D’autre part, et surtout, l’article L. 3171-4 du code du travail dispose bien qu’« en cas de litige relatif à l’existence ou au nombre d’heures de travail accomplies, l’employeur fournit au juge les éléments de nature à justifier les horaires effectivement réalisés par le salarié« . Par « le » salarié et pas par « ses » salariés.

En conclusion, je ne peux qu’inciter les conseils des salariés à tenter de creuser plusieurs brèches en espérant que le barrage jurisprudentiel cèdera un jour, notamment en invoquant :

  • le fait que l’article L. 3171-4 du code du travail dispose clairement que le salarié doit seulement apporter des éléments, précis ou non. En retour, il revient à l’employeur de justifier des horaires effectivement réalisés par le salarié. Au juge d’ordonner des mesures d’exécutions s’il a un doute ;
  • concernant les salariés ne relevant pas de l’horaire collectif et ceux en forfait jour, que l’employeur doit disposer de décomptes individuels et qu’il se prévaut de sa propre faute en ne les fournissant pas ;
  • à titre subsidiaire, des dommages et intérêts pour perte d’une chance de ne pouvoir apporter la preuve des heures/jours supplémentaires réalisés quand l’employeur n’a pas conservé ces décomptes.

Notes

[1] Je dis bien « des » salariés et pas « les » salariés. D’une part, parce que je connais pas « les » salariés, mais « des » salariés. D’autre part, parce qu’en majorité, « les » salariés ont autre chose à faire que de perdre leur temps dans les prétoires (voir fiche n° 1 : Est-ce-que ça vaut le coup/le coût de revendiquer ses droits ?).

[2] Encore faut-il que les cours d’appel de renvoi appliquent la jurisprudence de la Cour de cassation (voir paragraphe sur le sujet).
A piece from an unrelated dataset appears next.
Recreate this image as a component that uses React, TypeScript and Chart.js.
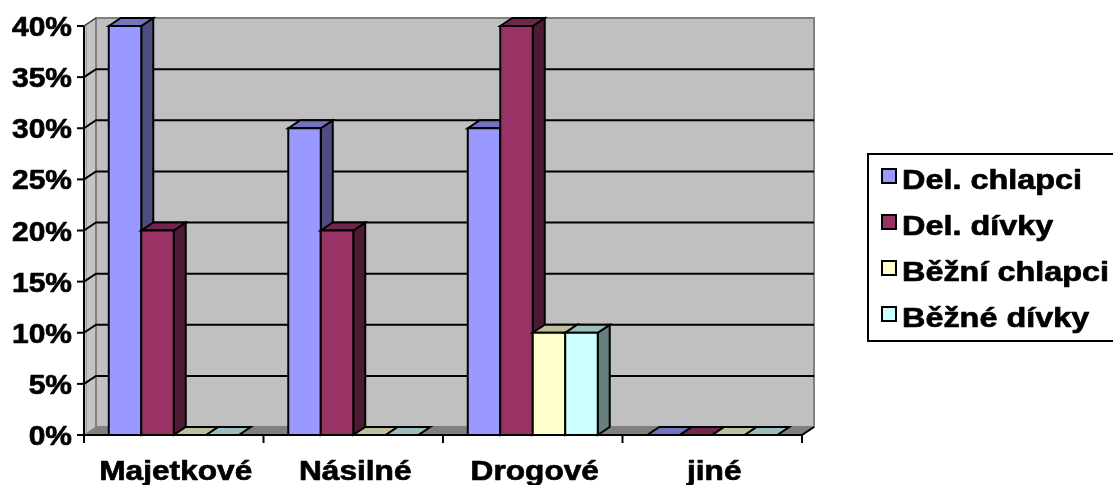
import { useEffect, useRef } from 'react';
import { Chart, registerables } from 'chart.js';

Chart.register(...registerables);

const categories = ['Majetkové', 'Násilné', 'Drogové', 'jiné'];
const seriesNames = ['Del. chlapci', 'Del. dívky', 'Běžní chlapci', 'Běžné dívky'];
const delChlapci = [40, 30, 30, 0];
const delDivky = [20, 20, 40, 0];
const bezniChlapci = [0, 0, 10, 0];
const bezneDivky = [0, 0, 10, 0];
const seriesValues = [delChlapci, delDivky, bezniChlapci, bezneDivky];
const seriesColors = ['#9999FF', '#993366', '#FFFFCC', '#CCFFFF'];
const yTickValues = [0, 5, 10, 15, 20, 25, 30, 35, 40];
const yTickLabels = yTickValues.map((v) => v + '%');

const W = 1113;
const H = 485;
const DX = 12;
const DY = -8;
const FONT = "bold 28px 'Liberation Sans', Arial, sans-serif";
const XFONT = "bold 28px 'Liberation Sans', Arial, sans-serif";
const LFONT = "bold 27px 'Liberation Sans', Arial, sans-serif";

function shade(hex: string, f: number) {
  const n = parseInt(hex.slice(1), 16);
  const r = Math.round(((n >> 16) & 255) * f);
  const g = Math.round(((n >> 8) & 255) * f);
  const b = Math.round((n & 255) * f);
  return `rgb(${r},${g},${b})`;
}

function poly(ctx: CanvasRenderingContext2D, pts: number[][], fill: string | null, stroke: string | null, lw = 2) {
  ctx.beginPath();
  ctx.moveTo(pts[0][0], pts[0][1]);
  for (let i = 1; i < pts.length; i++) ctx.lineTo(pts[i][0], pts[i][1]);
  ctx.closePath();
  if (fill) {
    ctx.fillStyle = fill;
    ctx.fill();
  }
  if (stroke) {
    ctx.strokeStyle = stroke;
    ctx.lineWidth = lw;
    ctx.lineJoin = 'miter';
    ctx.stroke();
  }
}

function line(ctx: CanvasRenderingContext2D, pts: number[][], color: string, lw = 2) {
  ctx.beginPath();
  ctx.moveTo(pts[0][0], pts[0][1]);
  for (let i = 1; i < pts.length; i++) ctx.lineTo(pts[i][0], pts[i][1]);
  ctx.strokeStyle = color;
  ctx.lineWidth = lw;
  ctx.stroke();
}

function text(ctx: CanvasRenderingContext2D, s: string, x: number, y: number, align: CanvasTextAlign, sx: number, font: string) {
  ctx.save();
  ctx.font = font;
  ctx.fillStyle = '#000';
  ctx.strokeStyle = '#000';
  ctx.lineWidth = 0.7;
  ctx.lineJoin = 'round';
  ctx.textBaseline = 'alphabetic';
  ctx.textAlign = align;
  ctx.translate(x, y);
  ctx.scale(sx, 1);
  ctx.fillText(s, 0, 0);
  ctx.strokeText(s, 0, 0);
  ctx.restore();
}

const excel3d = {
  id: 'excel3d',
  beforeDatasetsDraw(chart: any) {
    const ctx: CanvasRenderingContext2D = chart.ctx;
    const xs = chart.scales.x;
    const ys = chart.scales.y;
    const L = xs.left;
    const R = xs.right;
    const T = ys.getPixelForValue(yTickValues[yTickValues.length - 1]);
    const B = ys.getPixelForValue(0);
    ctx.save();

    // walls and floor
    poly(ctx, [[L, T], [L + DX, T + DY], [L + DX, B + DY], [L, B]], '#C4C4C4', '#909090', 1.5);
    line(ctx, [[L + 2.5, T - 1], [L + 2.5, B - 1]], '#A0A0A0', 1);
    poly(ctx, [[L + DX, T + DY], [R + DX, T + DY], [R + DX, B + DY], [L + DX, B + DY]], '#C0C0C0', '#808080', 2);
    poly(ctx, [[L, B], [R, B], [R + DX, B + DY], [L + DX, B + DY]], '#808080', null);

    // gridlines
    yTickValues.forEach((v, i) => {
      if (i === 0 || i === yTickValues.length - 1) return;
      const y = ys.getPixelForValue(v);
      line(ctx, [[L, y], [L + DX, y + DY], [R + DX, y + DY]], '#000', 2);
    });
    line(ctx, [[L, T], [L + DX, T + DY]], '#404040', 1.5);

    // bars
    const nDs = chart.data.datasets.length;
    for (let j = 0; j < categories.length; j++) {
      for (let i = 0; i < nDs; i++) {
        const meta = chart.getDatasetMeta(i);
        const el = meta.data[j];
        const p = el.getProps(['x', 'y', 'base', 'width'], true);
        const x0 = p.x - p.width / 2;
        const x1 = p.x + p.width / 2;
        const top = Math.min(p.y, p.base);
        const bot = Math.max(p.y, p.base);
        const c = seriesColors[i];
        if (bot - top > 0.5) {
          poly(ctx, [[x1, top], [x1 + DX, top + DY], [x1 + DX, bot + DY], [x1, bot]], shade(c, 0.5), '#000', 2);
        }
        poly(ctx, [[x0, top], [x0 + DX, top + DY], [x1 + DX, top + DY], [x1, top]], shade(c, 0.75), '#000', 2);
        if (bot - top > 0.5) {
          poly(ctx, [[x0, top], [x1, top], [x1, bot], [x0, bot]], c, '#000', 2);
        }
      }
    }

    // axes
    line(ctx, [[L, T], [L, B]], '#000', 2);
    yTickValues.forEach((v) => {
      const y = ys.getPixelForValue(v);
      line(ctx, [[L - 7, y], [L, y]], '#000', 2);
    });
    line(ctx, [[L - 1, B], [R, B], [R + DX, B + DY]], '#000', 2);
    const n = categories.length;
    for (let k = 0; k <= n; k++) {
      const x = L + (k * (R - L)) / n;
      line(ctx, [[x, B], [x, B + 8]], '#000', 2);
    }

    // y labels
    yTickValues.forEach((v, i) => {
      const y = ys.getPixelForValue(v);
      text(ctx, yTickLabels[i], L - 12, y + 10, 'right', 1.07, FONT);
    });
    // x labels
    categories.forEach((c, j) => {
      const x = xs.getPixelForValue(j);
      text(ctx, c, x + 2, B + 45, 'center', 1.13, XFONT);
    });

    // legend
    const lx = 868;
    const ly = 154;
    ctx.strokeStyle = '#000';
    ctx.lineWidth = 2;
    ctx.strokeRect(lx, ly, 270, 187);
    seriesNames.forEach((name, i) => {
      const base = 189 + i * 46;
      ctx.fillStyle = seriesColors[i];
      ctx.fillRect(882, base - 20, 14, 14);
      ctx.strokeStyle = '#000';
      ctx.lineWidth = 2;
      ctx.strokeRect(882, base - 20, 14, 14);
      text(ctx, name, 902, base, 'left', 1.2, LFONT);
    });

    ctx.restore();
    return false;
  },
};

export default function App() {
  const ref = useRef<HTMLCanvasElement | null>(null);
  useEffect(() => {
    if (!ref.current) return;
    const chart = new Chart(ref.current, {
      type: 'bar',
      data: {
        labels: categories,
        datasets: seriesNames.map((name, i) => ({
          label: name,
          data: seriesValues[i],
          backgroundColor: seriesColors[i],
          borderColor: '#000',
          borderWidth: 2,
          categoryPercentage: 0.724,
          barPercentage: 1,
        })),
      },
      options: {
        responsive: false,
        animation: false,
        events: [],
        layout: { padding: { left: 84, top: 26, right: W - 802, bottom: H - 435 } },
        plugins: { legend: { display: false }, tooltip: { enabled: false }, title: { display: false } },
        scales: {
          x: { display: false, offset: true },
          y: { display: false, min: 0, max: 40, ticks: { stepSize: 5 } },
        },
      },
      plugins: [excel3d],
    });
    return () => chart.destroy();
  }, []);
  return (
    <div style={{ position: 'fixed', left: 0, top: 0, width: W, height: H, background: '#fff' }}>
      <canvas ref={ref} width={W} height={H} style={{ width: W, height: H, display: 'block' }} />
    </div>
  );
}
[3] Rappelons que la Cour de cassation autoproclame l’importance de ses arrêts par une signalétique précise. Notamment le P de l’arrêt publié. Publication qui démontre l’importance qu’elle accorde à cet arrêt (voir article relatif à la hiérarchisation des arrêts sur le site de la Cour).

[4] Argument véritablement invoqué par un employeur devant un conseil de prud’hommes.